**Listed records**
□ □ □ □ □
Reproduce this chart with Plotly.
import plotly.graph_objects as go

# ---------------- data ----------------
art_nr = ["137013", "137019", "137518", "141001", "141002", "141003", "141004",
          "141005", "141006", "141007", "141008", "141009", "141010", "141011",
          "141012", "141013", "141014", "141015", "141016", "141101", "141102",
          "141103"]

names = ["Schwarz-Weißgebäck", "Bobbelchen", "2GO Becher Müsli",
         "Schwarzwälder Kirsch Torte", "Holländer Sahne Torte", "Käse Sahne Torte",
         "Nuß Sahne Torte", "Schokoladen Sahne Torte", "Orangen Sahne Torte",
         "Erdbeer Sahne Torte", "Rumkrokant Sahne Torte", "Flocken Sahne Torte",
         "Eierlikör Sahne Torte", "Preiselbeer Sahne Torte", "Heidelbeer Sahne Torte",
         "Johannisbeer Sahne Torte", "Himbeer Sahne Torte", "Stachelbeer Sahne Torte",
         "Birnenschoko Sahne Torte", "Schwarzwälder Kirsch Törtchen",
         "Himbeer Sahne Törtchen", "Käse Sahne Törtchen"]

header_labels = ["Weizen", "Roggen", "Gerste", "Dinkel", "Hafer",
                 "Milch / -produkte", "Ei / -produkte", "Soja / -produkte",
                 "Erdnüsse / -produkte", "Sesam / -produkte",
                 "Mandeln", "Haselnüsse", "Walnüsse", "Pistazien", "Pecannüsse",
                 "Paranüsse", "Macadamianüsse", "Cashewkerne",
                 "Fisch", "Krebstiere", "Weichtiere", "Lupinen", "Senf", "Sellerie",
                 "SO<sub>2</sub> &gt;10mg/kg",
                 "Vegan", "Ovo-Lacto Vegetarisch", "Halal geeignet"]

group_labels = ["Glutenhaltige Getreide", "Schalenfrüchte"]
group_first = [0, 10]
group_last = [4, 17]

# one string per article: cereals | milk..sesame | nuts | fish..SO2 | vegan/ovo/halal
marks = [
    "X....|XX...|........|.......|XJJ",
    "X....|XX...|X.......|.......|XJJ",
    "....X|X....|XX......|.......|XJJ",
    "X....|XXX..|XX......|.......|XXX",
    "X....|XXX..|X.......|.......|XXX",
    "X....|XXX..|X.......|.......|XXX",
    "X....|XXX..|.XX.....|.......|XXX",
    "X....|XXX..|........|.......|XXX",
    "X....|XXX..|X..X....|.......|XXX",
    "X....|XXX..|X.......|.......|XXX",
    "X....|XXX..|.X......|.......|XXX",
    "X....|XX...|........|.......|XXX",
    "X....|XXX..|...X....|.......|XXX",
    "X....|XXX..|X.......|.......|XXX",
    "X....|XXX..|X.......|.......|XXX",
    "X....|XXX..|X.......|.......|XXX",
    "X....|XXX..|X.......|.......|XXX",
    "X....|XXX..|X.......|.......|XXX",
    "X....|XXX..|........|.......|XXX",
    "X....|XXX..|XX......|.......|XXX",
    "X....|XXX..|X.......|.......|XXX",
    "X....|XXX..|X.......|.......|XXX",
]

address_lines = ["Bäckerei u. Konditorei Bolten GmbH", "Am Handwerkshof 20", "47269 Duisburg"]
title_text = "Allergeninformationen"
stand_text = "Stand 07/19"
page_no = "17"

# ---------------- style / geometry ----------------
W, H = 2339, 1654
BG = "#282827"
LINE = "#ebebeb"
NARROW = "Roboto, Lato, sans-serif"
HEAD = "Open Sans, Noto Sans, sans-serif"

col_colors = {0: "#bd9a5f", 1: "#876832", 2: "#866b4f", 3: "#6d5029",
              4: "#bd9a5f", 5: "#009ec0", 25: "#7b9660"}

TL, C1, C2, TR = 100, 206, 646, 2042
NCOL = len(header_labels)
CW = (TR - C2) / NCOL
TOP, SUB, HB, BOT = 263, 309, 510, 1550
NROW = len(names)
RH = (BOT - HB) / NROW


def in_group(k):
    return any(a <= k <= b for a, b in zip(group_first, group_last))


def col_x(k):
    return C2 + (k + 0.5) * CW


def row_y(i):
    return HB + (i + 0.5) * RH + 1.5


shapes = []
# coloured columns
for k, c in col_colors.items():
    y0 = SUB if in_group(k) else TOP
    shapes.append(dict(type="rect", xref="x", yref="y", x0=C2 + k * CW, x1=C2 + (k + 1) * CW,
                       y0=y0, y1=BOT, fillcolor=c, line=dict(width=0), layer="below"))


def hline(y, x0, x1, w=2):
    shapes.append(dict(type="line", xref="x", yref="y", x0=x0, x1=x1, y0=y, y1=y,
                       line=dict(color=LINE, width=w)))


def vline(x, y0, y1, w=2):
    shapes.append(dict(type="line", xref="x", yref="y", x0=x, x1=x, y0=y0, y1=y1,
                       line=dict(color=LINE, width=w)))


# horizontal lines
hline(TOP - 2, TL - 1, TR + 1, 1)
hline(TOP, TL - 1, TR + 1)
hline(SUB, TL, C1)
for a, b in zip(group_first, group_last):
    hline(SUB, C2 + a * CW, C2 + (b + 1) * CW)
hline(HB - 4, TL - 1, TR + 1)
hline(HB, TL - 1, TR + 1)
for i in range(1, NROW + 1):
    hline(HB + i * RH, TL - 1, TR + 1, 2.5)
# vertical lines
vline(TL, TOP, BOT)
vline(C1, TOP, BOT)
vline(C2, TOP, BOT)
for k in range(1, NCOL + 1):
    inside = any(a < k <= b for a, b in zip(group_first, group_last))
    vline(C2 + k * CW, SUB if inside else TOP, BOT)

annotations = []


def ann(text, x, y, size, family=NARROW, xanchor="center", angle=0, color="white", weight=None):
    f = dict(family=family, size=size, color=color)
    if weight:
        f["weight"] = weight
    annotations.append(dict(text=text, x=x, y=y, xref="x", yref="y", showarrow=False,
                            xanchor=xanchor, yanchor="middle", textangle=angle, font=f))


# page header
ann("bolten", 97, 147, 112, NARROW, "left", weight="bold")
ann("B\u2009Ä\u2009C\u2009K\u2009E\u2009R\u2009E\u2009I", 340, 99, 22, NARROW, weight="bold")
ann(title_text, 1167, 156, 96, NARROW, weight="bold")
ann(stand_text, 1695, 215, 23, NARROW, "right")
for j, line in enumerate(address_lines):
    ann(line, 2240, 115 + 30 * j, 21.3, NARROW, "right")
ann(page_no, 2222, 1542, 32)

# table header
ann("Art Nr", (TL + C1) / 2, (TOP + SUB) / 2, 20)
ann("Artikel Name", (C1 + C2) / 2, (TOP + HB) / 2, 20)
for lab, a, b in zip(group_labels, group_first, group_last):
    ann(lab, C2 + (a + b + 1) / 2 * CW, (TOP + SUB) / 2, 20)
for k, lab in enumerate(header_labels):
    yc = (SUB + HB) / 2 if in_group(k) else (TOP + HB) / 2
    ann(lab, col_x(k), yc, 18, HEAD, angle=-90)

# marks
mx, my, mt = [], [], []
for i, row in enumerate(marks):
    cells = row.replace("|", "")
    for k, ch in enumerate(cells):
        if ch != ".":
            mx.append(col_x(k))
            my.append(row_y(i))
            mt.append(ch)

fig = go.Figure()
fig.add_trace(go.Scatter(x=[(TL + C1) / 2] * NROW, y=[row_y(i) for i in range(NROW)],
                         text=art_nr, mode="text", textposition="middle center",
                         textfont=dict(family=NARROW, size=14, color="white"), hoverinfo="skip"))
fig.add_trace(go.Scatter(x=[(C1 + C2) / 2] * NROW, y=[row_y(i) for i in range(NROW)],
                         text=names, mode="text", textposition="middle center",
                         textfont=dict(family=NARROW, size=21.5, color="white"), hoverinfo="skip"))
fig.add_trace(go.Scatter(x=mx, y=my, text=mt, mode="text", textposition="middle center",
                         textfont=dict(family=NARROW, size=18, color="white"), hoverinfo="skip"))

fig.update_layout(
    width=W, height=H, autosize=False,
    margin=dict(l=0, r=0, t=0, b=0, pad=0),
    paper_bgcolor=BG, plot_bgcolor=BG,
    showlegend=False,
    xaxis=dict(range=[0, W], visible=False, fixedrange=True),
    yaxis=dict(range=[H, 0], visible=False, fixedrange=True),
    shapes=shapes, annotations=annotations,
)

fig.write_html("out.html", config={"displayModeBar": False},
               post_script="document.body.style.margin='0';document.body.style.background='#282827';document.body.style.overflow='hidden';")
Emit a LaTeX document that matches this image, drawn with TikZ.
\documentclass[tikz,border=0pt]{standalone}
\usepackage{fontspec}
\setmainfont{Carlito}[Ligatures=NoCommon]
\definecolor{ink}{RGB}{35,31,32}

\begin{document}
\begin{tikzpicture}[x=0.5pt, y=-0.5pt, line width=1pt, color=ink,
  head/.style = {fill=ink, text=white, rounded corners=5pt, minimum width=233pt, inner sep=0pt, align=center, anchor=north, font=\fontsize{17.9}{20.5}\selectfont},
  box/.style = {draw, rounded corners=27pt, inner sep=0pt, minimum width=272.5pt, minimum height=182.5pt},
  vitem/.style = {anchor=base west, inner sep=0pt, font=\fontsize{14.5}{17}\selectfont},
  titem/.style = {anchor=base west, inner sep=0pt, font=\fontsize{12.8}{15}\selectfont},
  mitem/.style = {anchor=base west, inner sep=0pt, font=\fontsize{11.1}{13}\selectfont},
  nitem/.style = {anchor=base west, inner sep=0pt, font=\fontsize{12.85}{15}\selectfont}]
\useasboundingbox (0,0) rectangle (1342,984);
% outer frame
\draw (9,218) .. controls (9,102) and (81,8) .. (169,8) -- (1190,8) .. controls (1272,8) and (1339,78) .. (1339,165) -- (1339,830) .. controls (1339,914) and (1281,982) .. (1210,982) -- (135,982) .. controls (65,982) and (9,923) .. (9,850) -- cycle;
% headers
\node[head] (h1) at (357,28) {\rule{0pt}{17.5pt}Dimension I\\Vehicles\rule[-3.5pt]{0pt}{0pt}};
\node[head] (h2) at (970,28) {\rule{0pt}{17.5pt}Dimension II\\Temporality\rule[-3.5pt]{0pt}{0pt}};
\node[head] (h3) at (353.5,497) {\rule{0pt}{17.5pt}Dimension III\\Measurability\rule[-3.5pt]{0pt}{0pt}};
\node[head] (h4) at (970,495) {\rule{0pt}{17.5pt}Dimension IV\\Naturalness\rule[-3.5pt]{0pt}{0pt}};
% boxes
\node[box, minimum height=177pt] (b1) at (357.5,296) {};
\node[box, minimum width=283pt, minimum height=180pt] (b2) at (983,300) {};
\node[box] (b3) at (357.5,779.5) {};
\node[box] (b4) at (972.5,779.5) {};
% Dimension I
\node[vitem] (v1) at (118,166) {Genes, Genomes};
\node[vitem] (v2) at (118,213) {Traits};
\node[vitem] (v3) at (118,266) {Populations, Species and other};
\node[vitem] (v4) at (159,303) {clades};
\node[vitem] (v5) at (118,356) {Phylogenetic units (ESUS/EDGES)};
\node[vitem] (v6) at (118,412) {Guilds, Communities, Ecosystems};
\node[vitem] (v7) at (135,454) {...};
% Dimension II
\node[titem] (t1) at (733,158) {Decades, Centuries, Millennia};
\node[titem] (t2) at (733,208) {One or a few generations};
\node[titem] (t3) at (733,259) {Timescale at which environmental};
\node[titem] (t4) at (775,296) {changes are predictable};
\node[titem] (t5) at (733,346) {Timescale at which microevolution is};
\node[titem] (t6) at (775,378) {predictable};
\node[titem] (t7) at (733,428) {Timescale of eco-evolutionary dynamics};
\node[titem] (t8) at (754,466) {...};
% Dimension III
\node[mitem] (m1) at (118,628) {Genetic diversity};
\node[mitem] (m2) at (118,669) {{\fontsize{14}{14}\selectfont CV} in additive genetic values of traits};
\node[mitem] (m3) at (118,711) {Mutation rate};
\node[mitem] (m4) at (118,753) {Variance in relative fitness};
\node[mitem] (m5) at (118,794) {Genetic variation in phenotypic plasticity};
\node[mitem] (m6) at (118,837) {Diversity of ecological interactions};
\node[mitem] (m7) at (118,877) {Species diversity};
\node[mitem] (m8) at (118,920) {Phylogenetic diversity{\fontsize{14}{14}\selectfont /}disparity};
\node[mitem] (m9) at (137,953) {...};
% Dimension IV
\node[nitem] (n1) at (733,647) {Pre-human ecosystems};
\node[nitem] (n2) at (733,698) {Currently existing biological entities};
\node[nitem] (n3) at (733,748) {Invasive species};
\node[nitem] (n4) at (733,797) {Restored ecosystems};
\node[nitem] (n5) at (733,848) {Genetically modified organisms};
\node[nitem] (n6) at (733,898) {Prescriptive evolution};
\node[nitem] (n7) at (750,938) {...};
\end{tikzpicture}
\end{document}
□ □ □ □ □
Each line above that includes "with" should be shown.

Reproduce this chart with Plotly.
Emit a LaTeX document that matches this image, drawn with TikZ.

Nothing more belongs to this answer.